Борис Викторович Савинков
В тюрьме. Посмертный рассказ
Незадолго до своей трагичной смерти Б. Савинков окончил повесть, ныне предлагаемую вниманию читателя. Повесть можно было назвать не общим холодным названием «В тюрьме», а страшным клеймящим словом «Мразь», которое сам автор употребляет по отношению к своему герою. Бесконечной гадливостью проникнут был Савинков даже в тяжкие дни, которые он в то время переживал, к своим недавним единомышленникам и тем, на кого он вздумал опереться в своей ненависти на непонятную им великую мировую силу. Трудно сказать, имелись ли у Савинкова какие-нибудь конкретные наблюдения для создания типичной фигуры полковника Гвоздева, или эта фигура явилась сгустком многочисленных прежних встреч и воспоминаний, а сам факт — плодом озлобленной фантазии. Во всяком случае ясно, что Савинкову незачем было описывать полковника Гвоздева, если бы он считал, что это — отдельная пошлая личность. Нет, во всех прежних произведениях Савинкова, как и здесь, конечно, он преследует более широкую цель, — выводить типы, выводить символы. И в этом случае что означает рассказ «В тюрьме»? Его значение полностью сказывается в последних словах: «Гвоздев понял, что был арестован, лгал и убил Яголковского только из-за того, что боялся сознаться в своем ничтожестве, в ничтожестве „Синего Креста“. Это даже не совсем так по ходу рассказа, по ходу рассказа — Гвоздев вообще мразь как мразь, — он труслив, болтлив, лжив и от крайней трусливости способен на бессмысленное убийство, он непроходимо глуп и пошл, и из-за его глупой и пошлой лжи выглядывает, конечно, целая армия таких же Гвоздевых. Еще был бы какой-то социальный смысл и какой-то остаток социальной гордости, если бы человек „пострадал“ из-за нежелания признать ничтожество „Синего Креста“, но дело было не так. Сразу сознаться в ничтожестве этой организации и ничтожестве своей роли в ней Гвоздеву действительно не захотелось, а потом все пошло по глупой логике, ибо ведь, в самом деле, какое же человеческое достоинство может быть в том, что ради непризнания ничтожества организации „Синего Креста“ подлейшим образом наклеветать на целый ряд ни в чем не повинных и даже отчасти симпатичных Гвоздеву лиц. Все его поведение настолько лишено всякой тени чувства собственного достоинства или какой-нибудь идейности, что никак нельзя понять последних слов Савинкова как попытки психологического объяснения поведения его героя, желанием прикинуться значительным членом значительной организации.
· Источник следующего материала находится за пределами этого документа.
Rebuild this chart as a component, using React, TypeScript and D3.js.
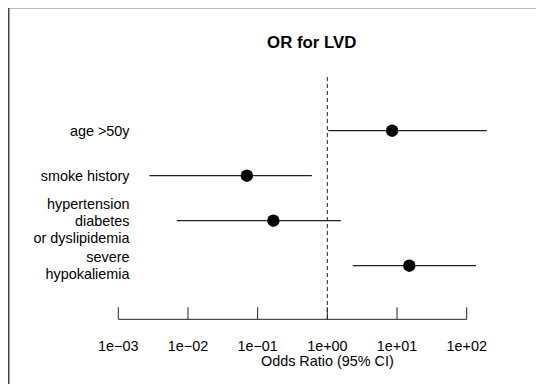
import React from "react";
import * as d3 from "d3";

const labels: string[][] = [
  ["age >50y"],
  ["smoke history"],
  ["hypertension", "diabetes", "or dyslipidemia"],
  ["severe", "hypokaliemia"],
];
const estimates = [8.5, 0.07, 0.168, 15.0];
const lowers = [1.03, 0.0028, 0.0069, 2.31];
const uppers = [194, 0.6, 1.56, 136];
const tickValues = [1e-3, 1e-2, 1e-1, 1e0, 1e1, 1e2];
const tickLabels = ["1e\u221203", "1e\u221202", "1e\u221201", "1e+00", "1e+01", "1e+02"];
const title = "OR for LVD";
const xTitle = "Odds Ratio (95% CI)";

export default function App() {
  const W = 536, H = 385;
  const x = d3.scaleLog().domain([1e-3, 1e2]).range([118.3, 466.7]);
  const rows = labels.map((_, i) => i);
  const y = d3.scalePoint<number>().domain(rows).range([130.7, 265.7]);
  const axisY = 319.3;
  const font = "'Liberation Sans', Arial, Helvetica, sans-serif";
  const fs = 14.4;
  const lh = 17.2;
  return (
    <svg width={W} height={H} style={{ position: "absolute", left: 0, top: 0, background: "#fff" }} fontFamily={font}>
      <line x1={8} x2={W} y1={8.5} y2={8.5} stroke="#bbb" strokeWidth={1} />
      <line x1={8.75} x2={8.75} y1={8} y2={384} stroke="#444" strokeWidth={1.5} />
      <text x={311.7} y={47.7} textAnchor="middle" fontSize={16.8} fontWeight="bold" fill="#000">{title}</text>
      <line x1={x(1)} x2={x(1)} y1={77} y2={axisY} stroke="#222" strokeWidth={1} strokeDasharray="4,3" />
      {rows.map((i) => {
        const cy = y(i) as number;
        const n = labels[i].length;
        return (
          <g key={i}>
            <line x1={x(lowers[i])} x2={x(uppers[i])} y1={cy} y2={cy} stroke="#222" strokeWidth={1.2} />
            <circle cx={x(estimates[i])} cy={cy} r={6.2} fill="#000" />
            {labels[i].map((t, j) => (
              <text key={j} x={129.5} y={cy + (j - (n - 1) / 2) * lh} dy="0.36em" textAnchor="end" fontSize={fs} fill="#000">{t}</text>
            ))}
          </g>
        );
      })}
      <line x1={x(1e-3)} x2={x(1e2)} y1={axisY} y2={axisY} stroke="#222" strokeWidth={1} />
      {tickValues.map((v, i) => (
        <g key={i}>
          <line x1={x(v)} x2={x(v)} y1={axisY} y2={axisY - 12} stroke="#222" strokeWidth={1} />
          <text x={x(v)} y={350.7} textAnchor="middle" fontSize={fs} fill="#000">{tickLabels[i]}</text>
        </g>
      ))}
      <text x={x(1)} y={366} textAnchor="middle" fontSize={fs} fill="#000">{xTitle}</text>
    </svg>
  );
}
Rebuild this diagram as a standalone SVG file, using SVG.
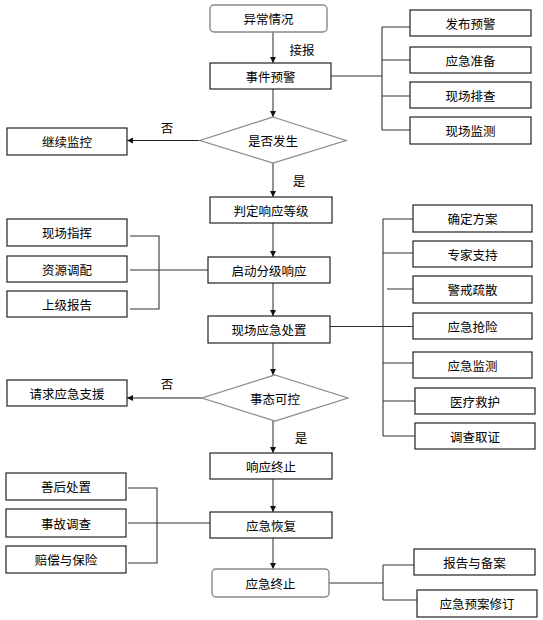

Не в этом дело, и заключительную фразу повести надо понимать несколько глубже. Вообще все в Гвоздеве фальшь, несознательная и объективная фальшь. Ее-то Савинков и чувствует, ее-то он и стремится отразить в своем маленьком рассказе. Нет на самом деле никаких принципов, нет на самом деле никаких целей, нет никакой силы у организации, нет ровным счетом ничего. Есть тупая инерция, основанная на том, что большевики — разбойники и лжецы, и тупая инертная вера в какую-то Европу, которая поможет, — и за исключением этих выдумок все остальное сплошная дыра. Так же точно и в личном характере Гвоздева нет никакой последовательности. Художественно у Савинкова именно то, что поведение Гвоздева кажется реалистически допустимым в то время, как оно абсолютно нелепо. И вот это соединение правдолюбия и нелепости отраженным светом показывает нам всю беспредельную гнусность и пустоту Гвоздева. Нарисовавши такого химерического пошляка, Савинков без сомнения хотел сказать: вот кто они такие, вот кто они, в большинстве, эти белые, враги великой революции. Повторяю, надо было кипеть внутренней злобой против белых, чтобы написать эту вещь, далеко не лишенную художественной значительности.
Что касается большевиков, то они изображены здесь холодно и, так сказать, почтительно. Могут сказать, сидя в тюрьме у большевиков, мог ли Савинков относится к ним иначе? Но это будет крайне поверхностное суждение. И здесь Савинков не изменяет известной художественной объективности, он ничего хорошего не говорит о Яголковском и его начальнике, он говорит, что эти люди сами очень много сидели в тюрьмах, сами очень много натерпелись в жизни, что они вносят в исполняемое ими дело не только суровость судебного долга хороших агентов какой бы то ни было власти, но некоторые особенности именно революционеров, прошедших через гонения и страдания и пришедших к власти ради этой, выстраданной долгими жертвами цели. Кто посмеет сказать, что это неправда и что в этом есть какое-нибудь искривление действительности?